Valentino — whose products are also sold on the websites of high-end department stores like Neiman Marcus and Saks Fifth Avenue — has seen its e-commerce transactions grow to as much as 8 percent of its sales, up from less than 1 percent five years ago, Mr. Sassi said.
Two years ago, Yoox landed its most prominent e-commerce partnership to date: a seven-year deal with the French luxury conglomerate Kering to manage the online stores of seven of its most popular labels, including Balenciaga, Alexander McQueen and Stella McCartney. The arrangement is structured as a joint venture, and Kering has said it is open to letting Yoox drive the online stores of its other brands, which include Gucci, Christopher Kane and Boucheron jewellery. Kering hopes the venture with Yoox can bolster its online sales to as much as €1 billion by 2018 — equivalent to around 10 percent of its revenue last year.
Yet despite this recent momentum, some analysts worry that Yoox risks losing its early advantages.
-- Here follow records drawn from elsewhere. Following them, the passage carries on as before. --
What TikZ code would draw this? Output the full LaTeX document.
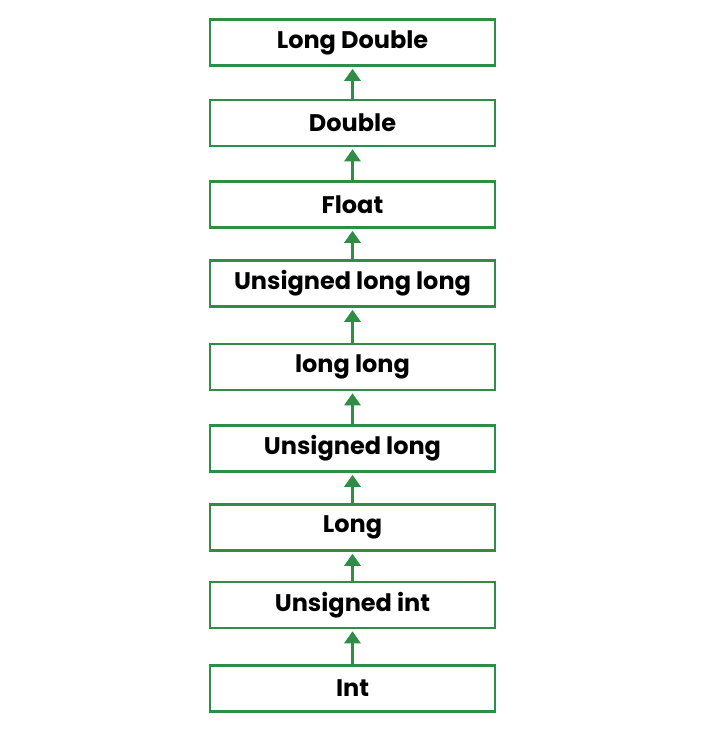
\documentclass[tikz,border=0pt]{standalone}
\usepackage{fontspec}
\setmainfont{Poppins}[UprightFont=* SemiBold,BoldFont=* Bold]
\usepackage{tikz}
\usetikzlibrary{arrows.meta}
\definecolor{gfgreen}{RGB}{47,141,70}

\begin{document}
\begin{tikzpicture}[x=1pt,y=1pt,
  typebox/.style={draw=gfgreen, line width=2.6pt, fill=white, minimum width=285pt,
    minimum height=46pt, inner sep=0pt, font=\fontsize{24}{28}\selectfont\bfseries},
  promote/.style={draw=gfgreen, line width=3pt, -{Triangle[width=16pt,length=12pt]}, shorten >=2pt}]
\useasboundingbox[fill=white] (0,0) rectangle (706,731);
\node[typebox] (ldouble) at (352.5,688.5) {Long Double};
\node[typebox] (double) at (352.5,608) {Double};
\node[typebox] (float) at (352.5,526.5) {Float};
\node[typebox] (ull) at (352.5,447.5) {Unsigned long long};
\node[typebox] (llong) at (352.5,364) {long long};
\node[typebox] (ulong) at (352.5,282.5) {Unsigned long};
\node[typebox] (long) at (352.5,203.5) {Long};
\node[typebox] (uint) at (352.5,126) {Unsigned int};
\node[typebox] (int) at (352.5,42.5) {Int};

\draw[promote] (int.north)--(uint.south);
\draw[promote] (uint.north)--(long.south);
\draw[promote] (long.north)--(ulong.south);
\draw[promote] (ulong.north)--(llong.south);
\draw[promote] (llong.north)--(ull.south);
\draw[promote] (ull.north)--(float.south);
\draw[promote] (float.north)--(double.south);
\draw[promote] (double.north)--(ldouble.south);
\end{tikzpicture}
\end{document}
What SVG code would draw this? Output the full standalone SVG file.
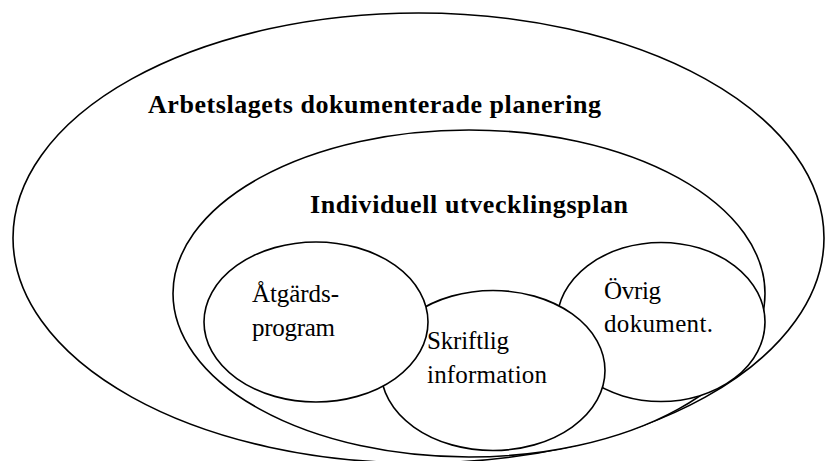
<svg xmlns="http://www.w3.org/2000/svg" width="825" height="461" viewBox="0 0 825 461">
  <style>
    .shape { fill: #ffffff; stroke: #000000; stroke-width: 1.6; }
    .title { font-family: "Liberation Serif", "Times New Roman", serif; font-weight: bold; font-size: 26px; fill: #000000; }
    .label { font-family: "Liberation Serif", "Times New Roman", serif; font-size: 25px; fill: #000000; }
  </style>
  <rect x="0" y="0" width="825" height="461" fill="#ffffff"/>
  <g id="arbetslagets-planering">
    <ellipse class="shape" cx="418.5" cy="238" rx="405.5" ry="225"/>
    <text class="title" x="148" y="113" textLength="453">Arbetslagets dokumenterade planering</text>
  </g>
  <g id="individuell-utvecklingsplan">
    <ellipse class="shape" cx="469" cy="293.5" rx="296" ry="163.5"/>
    <text class="title" x="310" y="213" textLength="318">Individuell utvecklingsplan</text>
  </g>
  <g id="ovrig-dokument">
    <ellipse class="shape" cx="661" cy="322" rx="104" ry="79.5"/>
    <text class="label" x="604" y="299" textLength="57">Övrig</text>
    <text class="label" x="604" y="332" textLength="109">dokument.</text>
  </g>
  <g id="skriftlig-information">
    <ellipse class="shape" cx="493" cy="370.5" rx="112" ry="80"/>
    <text class="label" x="427" y="349" textLength="82">Skriftlig</text>
    <text class="label" x="427" y="383" textLength="120">information</text>
  </g>
  <g id="atgardsprogram">
    <ellipse class="shape" cx="316" cy="322" rx="112" ry="80"/>
    <text class="label" x="252" y="302" textLength="87">Åtgärds-</text>
    <text class="label" x="252" y="336" textLength="83">program</text>
  </g>
  <g id="connectors"/>
</svg>
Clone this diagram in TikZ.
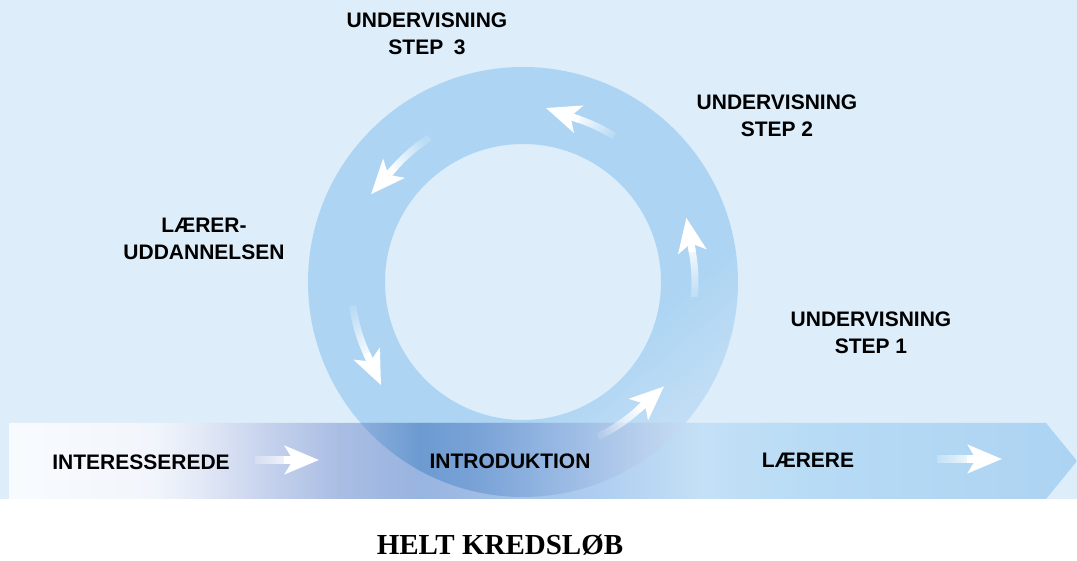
\documentclass[tikz,border=0pt]{standalone}
\usepackage{fontspec}
\setmainfont{Liberation Sans}
\newfontfamily\titlefont{Liberation Serif}
\usetikzlibrary{arrows.meta,fadings}

\definecolor{bgblue}{HTML}{DDEDFA}
\definecolor{ringblue}{HTML}{ADD5F3}
\definecolor{ringlight}{HTML}{C5DFF5}
\definecolor{bandA}{HTML}{F8FBFE}
\definecolor{bandB}{HTML}{F2F6FC}
\definecolor{bandC}{HTML}{E3E9F6}
\definecolor{bandD}{HTML}{C9D4EE}
\definecolor{bandE}{HTML}{A9BDE3}
\definecolor{bandF}{HTML}{98B4E0}
\definecolor{bandG}{HTML}{B0CEF0}
\definecolor{bandH}{HTML}{C3E0F6}
\definecolor{bandI}{HTML}{B7DBF5}
\definecolor{bandJ}{HTML}{ACD3F2}
\definecolor{diskA}{HTML}{92B2DF}
\definecolor{diskB}{HTML}{6C9BD1}
\definecolor{diskC}{HTML}{7AA3D7}
\definecolor{diskD}{HTML}{98B9E3}
\definecolor{diskE}{HTML}{B4CCEC}
\definecolor{diskF}{HTML}{C7DDF3}

\pgfdeclarehorizontalshading{bandshade}{100bp}{color(0bp)=(bandA); color(25bp)=(bandA);
  color(31.6bp)=(bandB); color(33.9bp)=(bandC); color(36.75bp)=(bandD); color(40.5bp)=(bandE);
  color(44.2bp)=(bandF); color(52.7bp)=(bandG); color(57.4bp)=(bandH); color(63bp)=(bandI);
  color(75bp)=(bandJ); color(100bp)=(bandJ)}
\pgfdeclarehorizontalshading{diskshade}{100bp}{color(0bp)=(diskA); color(40.9bp)=(diskA);
  color(44.2bp)=(diskB); color(47bp)=(diskC); color(50.8bp)=(diskD); color(54.1bp)=(diskE);
  color(56.9bp)=(diskF); color(100bp)=(diskF)}
\pgfdeclarehorizontalshading{ringshade}{100bp}{color(0bp)=(ringblue); color(63bp)=(ringblue);
  color(76bp)=(ringlight); color(100bp)=(ringlight)}

\tikzfading[name=tailfade, left color=transparent!85, right color=transparent!0]

\begin{document}
\begin{tikzpicture}[x=1pt, y=1pt,
    lbl/.style={font=\bfseries\fontsize{21}{27}\selectfont, align=center},
    shaft/.style={white, line width=7pt, path fading=tailfade},
    arrowhead/.style={white, line width=7pt,
        -{Stealth[length=34pt, width=28pt, inset=8pt]}}]

    \useasboundingbox (0,0) rectangle (1077,561);
    \fill[bgblue] (0,62) rectangle (1077,561);

    % ring and band
    \shade[shading=ringshade, shading angle=-50, even odd rule]
        (523,279) circle[radius=215] (523,279) circle[radius=138];
    \shade[shading=bandshade]
        (9,62) -- (1046,62) -- (1077,100) -- (1046,138) -- (9,138) -- cycle;
    \begin{scope}
        \clip (523,279) circle[radius=215];
        \shade[shading=diskshade]
            (9,62) -- (1046,62) -- (1077,100) -- (1046,138) -- (9,138) -- cycle;
    \end{scope}

    % arrows round the ring
    \begin{scope}[shift={(523,279)}]
    \foreach \s/\e in {58/71, 123/138.5, 188/204.5, 296/312, -5/10} {
        \pgfmathsetmacro\fa{(\s+\e)/2+90}
        \draw[shaft, fading angle=\fa]
            (\s:172) arc[start angle=\s, end angle=\e, radius=172] -- ++(\e+90:9);
        \draw[arrowhead] (\e:172) -- ++(\e+90:35);
    }
    \end{scope}

    \node[lbl] (step3) at (427,527) {UNDERVISNING\\STEP\enspace 3};
    \node[lbl] (step2) at (777,445) {UNDERVISNING\\STEP 2};
    \node[lbl] (uddannelse) at (204,322) {LÆRER-\\UDDANNELSEN};
    \node[lbl] (step1) at (871,228) {UNDERVISNING\\STEP 1};
    \node[lbl] (interest) at (141,99) {INTERESSEREDE};
    \node[lbl] (intro) at (510,100) {INTRODUKTION};
    \node[lbl] (laerere) at (808,101) {LÆRERE};
    \node[font=\titlefont\bfseries\fontsize{29}{30}\selectfont, anchor=base]
        (title) at (500,6) {HELT KREDSLØB};

    \coordinate (tail1) at (255,101);
    \coordinate (tail2) at (937,102);
    \foreach \t/\l in {tail1/64, tail2/65} {
        \draw[shaft, line width=8pt] (\t) -- ++(\l-26,0);
        \draw[arrowhead, line width=8pt] ([xshift=\l-35]\t) -- ++(35,0);
    }
\end{tikzpicture}
\end{document}
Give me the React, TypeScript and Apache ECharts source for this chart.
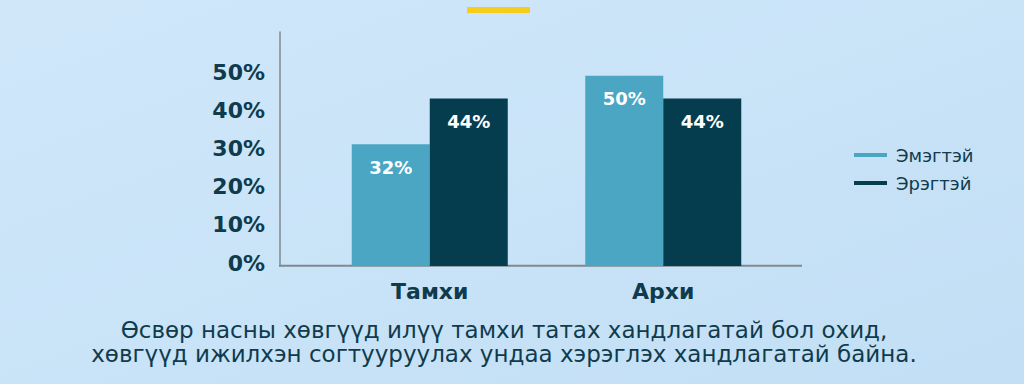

Generalist e-tailers like Amazon and T-Mall in China are eager to grab a slice of the lucrative luxury pie. That shift could force companies like Yoox to adjust their strategy to confront a more crowded digital marketplace.
It might also mean that Yoox, which has spent so many years courting luxury companies, may one day wind up being pursued by one itself.
“I could foresee interest from one of the big groups, maybe even Kering itself — much in the same way that Richemont bought Net-a-Porter,” in 2010, said Mr. Guarino, the Paris analyst. He noted that even Amazon itself has hinted that it may consider entering higher-margin sectors like fashion.
Mr. Marchetti would not comment on such speculation, saying he remained focused on expanding Yoox into new markets and new product categories, including accessories like sunglasses and jewelery, and even perfume. This year, the company began operating the online stores of the Italian interior design brand Kartell.
But Mr. Marchetti said he had no illusions about the rapidly changing dynamics of luxury retail. To try to keep a step ahead, he said Yoox was already adapting in response to expectations of web-savvy brands by offering consulting services that now include digital marketing, social media strategy and advanced customer analytics.
“We are someone to leverage on,” Mr. Marchetti said. “We provide the car, but for us the best thing is if we have a great driver. And the driver is the brand.”